==== Recorded data ====
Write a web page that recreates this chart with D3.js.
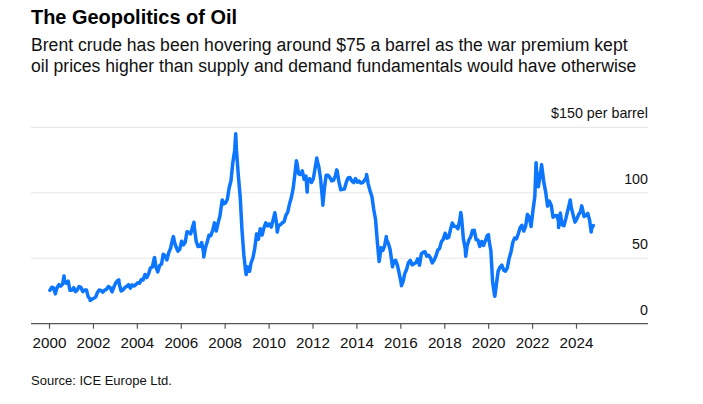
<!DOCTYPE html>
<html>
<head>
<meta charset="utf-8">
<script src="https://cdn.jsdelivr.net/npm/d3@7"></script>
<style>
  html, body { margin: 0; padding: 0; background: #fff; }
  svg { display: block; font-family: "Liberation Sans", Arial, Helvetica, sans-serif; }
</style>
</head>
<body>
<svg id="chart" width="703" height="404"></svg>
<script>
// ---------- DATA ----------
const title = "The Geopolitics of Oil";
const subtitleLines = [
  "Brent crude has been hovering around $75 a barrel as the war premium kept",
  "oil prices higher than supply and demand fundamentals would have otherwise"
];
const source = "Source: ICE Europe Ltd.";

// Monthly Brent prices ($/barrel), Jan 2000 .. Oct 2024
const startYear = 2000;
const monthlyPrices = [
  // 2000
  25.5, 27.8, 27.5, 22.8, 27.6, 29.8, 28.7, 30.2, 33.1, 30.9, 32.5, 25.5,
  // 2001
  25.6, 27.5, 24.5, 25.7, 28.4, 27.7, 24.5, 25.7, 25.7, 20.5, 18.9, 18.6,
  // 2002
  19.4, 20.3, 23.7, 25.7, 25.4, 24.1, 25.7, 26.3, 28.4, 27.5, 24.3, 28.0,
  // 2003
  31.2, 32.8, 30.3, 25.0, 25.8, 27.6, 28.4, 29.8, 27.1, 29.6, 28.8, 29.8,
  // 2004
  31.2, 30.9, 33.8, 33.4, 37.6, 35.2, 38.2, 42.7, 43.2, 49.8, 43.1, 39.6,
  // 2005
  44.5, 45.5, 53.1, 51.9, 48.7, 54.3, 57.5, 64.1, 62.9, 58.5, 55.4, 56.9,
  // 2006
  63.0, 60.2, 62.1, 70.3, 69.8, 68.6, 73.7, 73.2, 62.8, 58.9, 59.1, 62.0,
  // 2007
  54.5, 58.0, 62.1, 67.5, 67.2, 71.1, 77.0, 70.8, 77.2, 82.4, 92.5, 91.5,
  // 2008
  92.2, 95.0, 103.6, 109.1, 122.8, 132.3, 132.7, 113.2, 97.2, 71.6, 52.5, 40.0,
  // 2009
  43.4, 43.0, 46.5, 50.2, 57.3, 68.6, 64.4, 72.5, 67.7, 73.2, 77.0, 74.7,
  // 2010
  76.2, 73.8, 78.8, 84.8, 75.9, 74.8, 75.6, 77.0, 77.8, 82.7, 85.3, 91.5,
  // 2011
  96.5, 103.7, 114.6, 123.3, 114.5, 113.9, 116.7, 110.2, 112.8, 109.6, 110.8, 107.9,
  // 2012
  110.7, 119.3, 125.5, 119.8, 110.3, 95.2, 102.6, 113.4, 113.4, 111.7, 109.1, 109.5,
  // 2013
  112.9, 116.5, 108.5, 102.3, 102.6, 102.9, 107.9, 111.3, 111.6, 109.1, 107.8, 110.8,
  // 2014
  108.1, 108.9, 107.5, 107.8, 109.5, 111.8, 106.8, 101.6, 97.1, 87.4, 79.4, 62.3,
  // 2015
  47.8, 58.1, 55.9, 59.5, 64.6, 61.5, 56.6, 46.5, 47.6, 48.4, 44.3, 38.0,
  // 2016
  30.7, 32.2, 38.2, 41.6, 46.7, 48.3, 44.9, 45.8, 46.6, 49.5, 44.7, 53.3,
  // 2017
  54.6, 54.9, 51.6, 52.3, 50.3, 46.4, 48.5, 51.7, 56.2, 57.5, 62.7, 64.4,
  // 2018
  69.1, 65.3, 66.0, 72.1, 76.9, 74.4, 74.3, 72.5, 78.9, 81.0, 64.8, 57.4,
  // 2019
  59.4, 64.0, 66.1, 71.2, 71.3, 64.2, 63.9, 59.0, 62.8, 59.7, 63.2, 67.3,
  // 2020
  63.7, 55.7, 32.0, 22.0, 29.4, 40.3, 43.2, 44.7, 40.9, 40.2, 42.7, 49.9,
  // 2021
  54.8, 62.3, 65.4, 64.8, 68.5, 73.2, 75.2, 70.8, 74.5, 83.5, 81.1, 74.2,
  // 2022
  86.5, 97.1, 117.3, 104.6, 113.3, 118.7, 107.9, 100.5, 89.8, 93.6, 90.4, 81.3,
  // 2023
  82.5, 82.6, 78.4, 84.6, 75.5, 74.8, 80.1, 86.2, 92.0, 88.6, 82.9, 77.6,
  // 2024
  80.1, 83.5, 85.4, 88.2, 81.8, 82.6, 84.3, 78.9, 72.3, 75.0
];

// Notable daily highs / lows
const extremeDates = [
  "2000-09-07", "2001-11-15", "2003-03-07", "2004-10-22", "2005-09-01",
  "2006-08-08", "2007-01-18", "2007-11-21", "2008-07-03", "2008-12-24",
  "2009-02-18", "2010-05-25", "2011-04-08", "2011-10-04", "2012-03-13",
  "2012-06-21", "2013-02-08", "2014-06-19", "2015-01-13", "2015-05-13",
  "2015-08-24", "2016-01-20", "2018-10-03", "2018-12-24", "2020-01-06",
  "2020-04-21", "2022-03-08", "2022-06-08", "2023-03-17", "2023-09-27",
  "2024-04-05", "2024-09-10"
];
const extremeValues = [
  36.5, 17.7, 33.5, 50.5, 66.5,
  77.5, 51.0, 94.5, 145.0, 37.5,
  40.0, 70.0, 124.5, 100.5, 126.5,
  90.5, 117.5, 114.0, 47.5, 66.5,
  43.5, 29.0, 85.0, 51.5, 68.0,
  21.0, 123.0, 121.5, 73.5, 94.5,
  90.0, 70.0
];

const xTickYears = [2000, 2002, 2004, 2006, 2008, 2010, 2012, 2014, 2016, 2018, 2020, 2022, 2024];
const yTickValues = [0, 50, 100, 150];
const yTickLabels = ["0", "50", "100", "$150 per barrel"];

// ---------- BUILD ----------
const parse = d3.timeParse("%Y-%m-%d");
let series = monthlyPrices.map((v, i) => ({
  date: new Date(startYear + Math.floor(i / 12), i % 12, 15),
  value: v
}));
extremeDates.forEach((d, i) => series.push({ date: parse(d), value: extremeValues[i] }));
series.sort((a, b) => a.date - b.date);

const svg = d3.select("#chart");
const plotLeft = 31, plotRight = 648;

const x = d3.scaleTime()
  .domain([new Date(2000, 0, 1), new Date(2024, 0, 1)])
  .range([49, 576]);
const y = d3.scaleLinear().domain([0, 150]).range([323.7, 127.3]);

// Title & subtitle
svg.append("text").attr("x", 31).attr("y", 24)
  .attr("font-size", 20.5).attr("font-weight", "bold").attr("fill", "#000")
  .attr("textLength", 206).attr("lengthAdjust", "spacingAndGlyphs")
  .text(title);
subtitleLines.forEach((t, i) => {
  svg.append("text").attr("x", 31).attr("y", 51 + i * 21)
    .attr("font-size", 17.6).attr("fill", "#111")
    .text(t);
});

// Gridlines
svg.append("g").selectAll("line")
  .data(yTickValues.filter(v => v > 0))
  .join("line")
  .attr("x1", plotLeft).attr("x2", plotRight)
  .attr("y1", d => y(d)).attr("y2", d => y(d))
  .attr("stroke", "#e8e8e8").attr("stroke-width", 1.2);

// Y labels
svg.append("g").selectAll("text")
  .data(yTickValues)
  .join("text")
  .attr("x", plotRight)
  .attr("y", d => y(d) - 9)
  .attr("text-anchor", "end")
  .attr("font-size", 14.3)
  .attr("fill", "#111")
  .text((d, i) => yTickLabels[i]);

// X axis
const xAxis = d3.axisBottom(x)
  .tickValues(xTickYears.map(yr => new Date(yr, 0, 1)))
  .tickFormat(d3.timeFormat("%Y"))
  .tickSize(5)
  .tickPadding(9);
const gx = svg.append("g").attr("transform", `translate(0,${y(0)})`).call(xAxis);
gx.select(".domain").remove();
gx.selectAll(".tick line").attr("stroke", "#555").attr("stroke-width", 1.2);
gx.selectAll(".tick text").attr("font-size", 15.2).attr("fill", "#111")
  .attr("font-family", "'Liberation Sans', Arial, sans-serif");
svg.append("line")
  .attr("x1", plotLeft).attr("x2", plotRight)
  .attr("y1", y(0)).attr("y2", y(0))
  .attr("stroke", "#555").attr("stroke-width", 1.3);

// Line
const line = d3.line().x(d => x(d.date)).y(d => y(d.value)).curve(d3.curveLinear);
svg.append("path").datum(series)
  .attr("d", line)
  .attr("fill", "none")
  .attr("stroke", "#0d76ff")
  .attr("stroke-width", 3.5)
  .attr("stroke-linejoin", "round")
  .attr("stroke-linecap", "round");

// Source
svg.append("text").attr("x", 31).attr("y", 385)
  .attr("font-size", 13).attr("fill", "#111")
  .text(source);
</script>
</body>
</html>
====
_Request_:
Extract lines where the string "chart" occurs.

_Written response_:
Write a web page that recreates this chart with D3.js.
<svg id="chart" width="703" height="404"></svg>
const svg = d3.select("#chart");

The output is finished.